How Flight TE901 got its name

This satellite image of McMurdo Sound, Antarctica, appeared in the DSIR Bulletin 221, 1978. The connection between this image and the fatal Erebus flight of 28 November 1979 is explained below by Ross Mason:

In 1975, the DSIR, Physics and Engineering Laboratory, Lower Hutt, formed a new section called Remote Sensing. There were three in the initial team, Peter Ellis, Dennis Fowler and Ross Mason. We were charged with developing aerial survey techniques with ‘Multipsectral Cameras’ and acting as the dissemination centre for the new Landsat Earth Resources Satellites just beginning to orbit the earth. As these images started arriving we found it necessary to catalogue them. Of course, we had to have our own numbering system that related to which Landsat satellite and what the image was of. Landsat 1 catalogue began PEL100, Landsat 2 began PEL200 and Landsat 3 was PEL300. Images of Australia were PEL800 and Antarctica was PEL900.

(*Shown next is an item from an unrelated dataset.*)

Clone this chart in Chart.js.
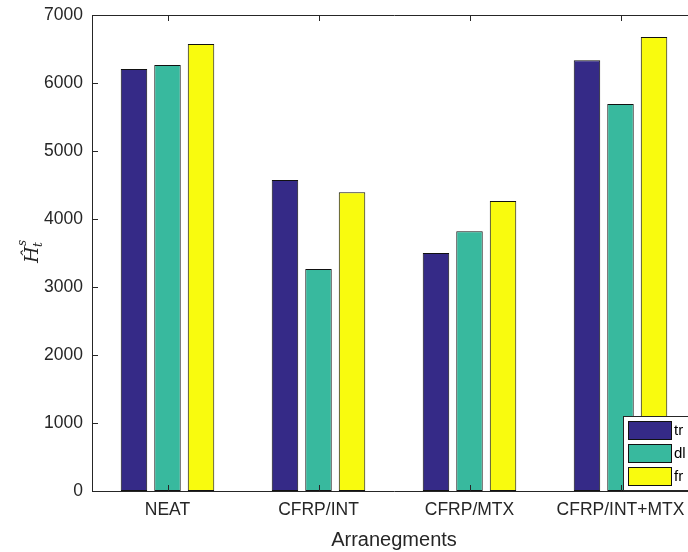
<!DOCTYPE html>
<html>
<head>
<meta charset="utf-8">
<script src="https://cdn.jsdelivr.net/npm/chart.js@4.4.1/dist/chart.umd.min.js"></script>
<style>
  html, body { margin: 0; padding: 0; background: #fff; overflow: hidden; }
  #wrap { width: 710px; height: 552px; position: relative; }
</style>
</head>
<body>
<div id="wrap"><canvas id="c" width="710" height="552"></canvas></div>
<script>
const categories = ['NEAT', 'CFRP/INT', 'CFRP/MTX', 'CFRP/INT+MTX'];
const seriesNames = ['tr', 'dl', 'fr'];
const trValues = [6205, 4575, 3500, 6335];
const dlValues = [6265, 3265, 3820, 5690];
const frValues = [6575, 4395, 4265, 6675];
const yTicks = [0, 1000, 2000, 3000, 4000, 5000, 6000, 7000];
const colors = ['#352a87', '#38b99e', '#f9fb0e'];

const FONT = "'Liberation Sans', Arial, Helvetica, sans-serif";
const AX = '#262626';

const frame = {
  id: 'frame',
  afterDatasetsDraw(chart) {
    const { ctx, chartArea: a, scales } = chart;
    ctx.save();
    ctx.strokeStyle = AX;
    ctx.lineWidth = 1;
    ctx.beginPath();
    ctx.rect(Math.round(a.left) + 0.5, Math.round(a.top) + 0.5, Math.round(a.right - a.left), Math.round(a.bottom - a.top));
    ctx.stroke();
    ctx.beginPath();
    yTicks.forEach(v => {
      const y = Math.round(scales.y.getPixelForValue(v)) + 0.5;
      ctx.moveTo(a.left, y); ctx.lineTo(a.left + 6, y);
      ctx.moveTo(a.right, y); ctx.lineTo(a.right - 6, y);
    });
    categories.forEach((c, i) => {
      const x = Math.round(scales.x.getPixelForValue(i)) + 0.5;
      ctx.moveTo(x, a.top); ctx.lineTo(x, a.top + 6);
      ctx.moveTo(x, a.bottom); ctx.lineTo(x, a.bottom - 6);
    });
    ctx.stroke();
    ctx.restore();
  },
  afterDraw(chart) {
    const { ctx } = chart;
    ctx.save();
    const lx = 623.5, ly = 416.5, lw = 100, lh = 74;
    ctx.fillStyle = '#fff';
    ctx.fillRect(lx, ly, lw, lh);
    ctx.strokeStyle = AX;
    ctx.lineWidth = 1;
    ctx.strokeRect(lx, ly, lw, lh);
    const ys = [421, 444, 467];
    chart.data.datasets.forEach((ds, i) => {
      ctx.fillStyle = ds.backgroundColor;
      ctx.fillRect(628.5, ys[i] + 0.5, 43, 18);
      ctx.strokeStyle = '#111';
      ctx.strokeRect(628.5, ys[i] + 0.5, 43, 18);
      ctx.fillStyle = '#000';
      ctx.font = '15px ' + FONT;
      ctx.textBaseline = 'middle';
      ctx.textAlign = 'left';
      ctx.fillText(ds.label, 674, ys[i] + 10);
    });
    ctx.translate(32, 252);
    ctx.rotate(-Math.PI / 2);
    ctx.fillStyle = AX;
    ctx.textBaseline = 'alphabetic';
    ctx.textAlign = 'left';
    ctx.font = "italic 19px 'DejaVu Serif', 'Liberation Serif', serif";
    ctx.fillText('\u0124', -11, 6);
    ctx.font = "italic 12px 'DejaVu Serif', 'Liberation Serif', serif";
    ctx.fillText('t', 5, 10);
    ctx.fillText('s', 6, -6);
    ctx.restore();
  }
};

new Chart(document.getElementById('c'), {
  type: 'bar',
  data: {
    labels: categories,
    datasets: [
      { label: seriesNames[0], data: trValues, backgroundColor: colors[0] },
      { label: seriesNames[1], data: dlValues, backgroundColor: colors[1] },
      { label: seriesNames[2], data: frValues, backgroundColor: colors[2] }
    ].map(d => Object.assign(d, { borderColor: '#111', borderWidth: 1, borderSkipped: false,
      categoryPercentage: 0.666, barPercentage: 0.79 }))
  },
  options: {
    responsive: false,
    animation: false,
    devicePixelRatio: 1,
    layout: { padding: { top: 15, right: 14, bottom: 0, left: 0 } },
    plugins: { legend: { display: false }, tooltip: { enabled: false } },
    scales: {
      x: {
        offset: true,
        grid: { display: false, drawTicks: false },
        border: { display: false },
        ticks: { color: AX, font: { family: FONT, size: 17.5 }, padding: 9, maxRotation: 0, autoSkip: false },
        title: { display: true, text: 'Arranegments', color: AX, font: { family: FONT, size: 20 }, padding: { top: 0, bottom: 0 } },
        afterFit(s) { s.height = 61; s.paddingLeft = 0; s.paddingRight = 0; }
      },
      y: {
        min: 0, max: 7000,
        afterBuildTicks(s) { s.ticks = yTicks.map(v => ({ value: v })); },
        grid: { display: false, drawTicks: false },
        border: { display: false },
        ticks: { color: AX, font: { family: FONT, size: 17.5 }, padding: 9, callback: v => String(v) },
        afterFit(s) { s.width = 92; s.paddingTop = 0; s.paddingBottom = 0; }
      }
    }
  },
  plugins: [frame]
});
</script>
</body>
</html>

The first image that arrived of Antarctica was duly numbered PEL901.

Remote Sensing published a book on the Earth Resources investigations in New Zealand called Landsat Over New Zealand. Page 224 has a colour photo of PEL901.

Enter Air New Zealand. They wanted the image on the brochure for the Antarctic flights and asked if they could use the image. In recognition of the image number Air New Zealand took it upon themselves to number the flight TE901.

The 'TE' prefix, which reflected Air New Zealand's origins as Tasman Empire Airways Limited (TEAL), was the airline's international flight code until 1990, when it was replaced by 'NZ'.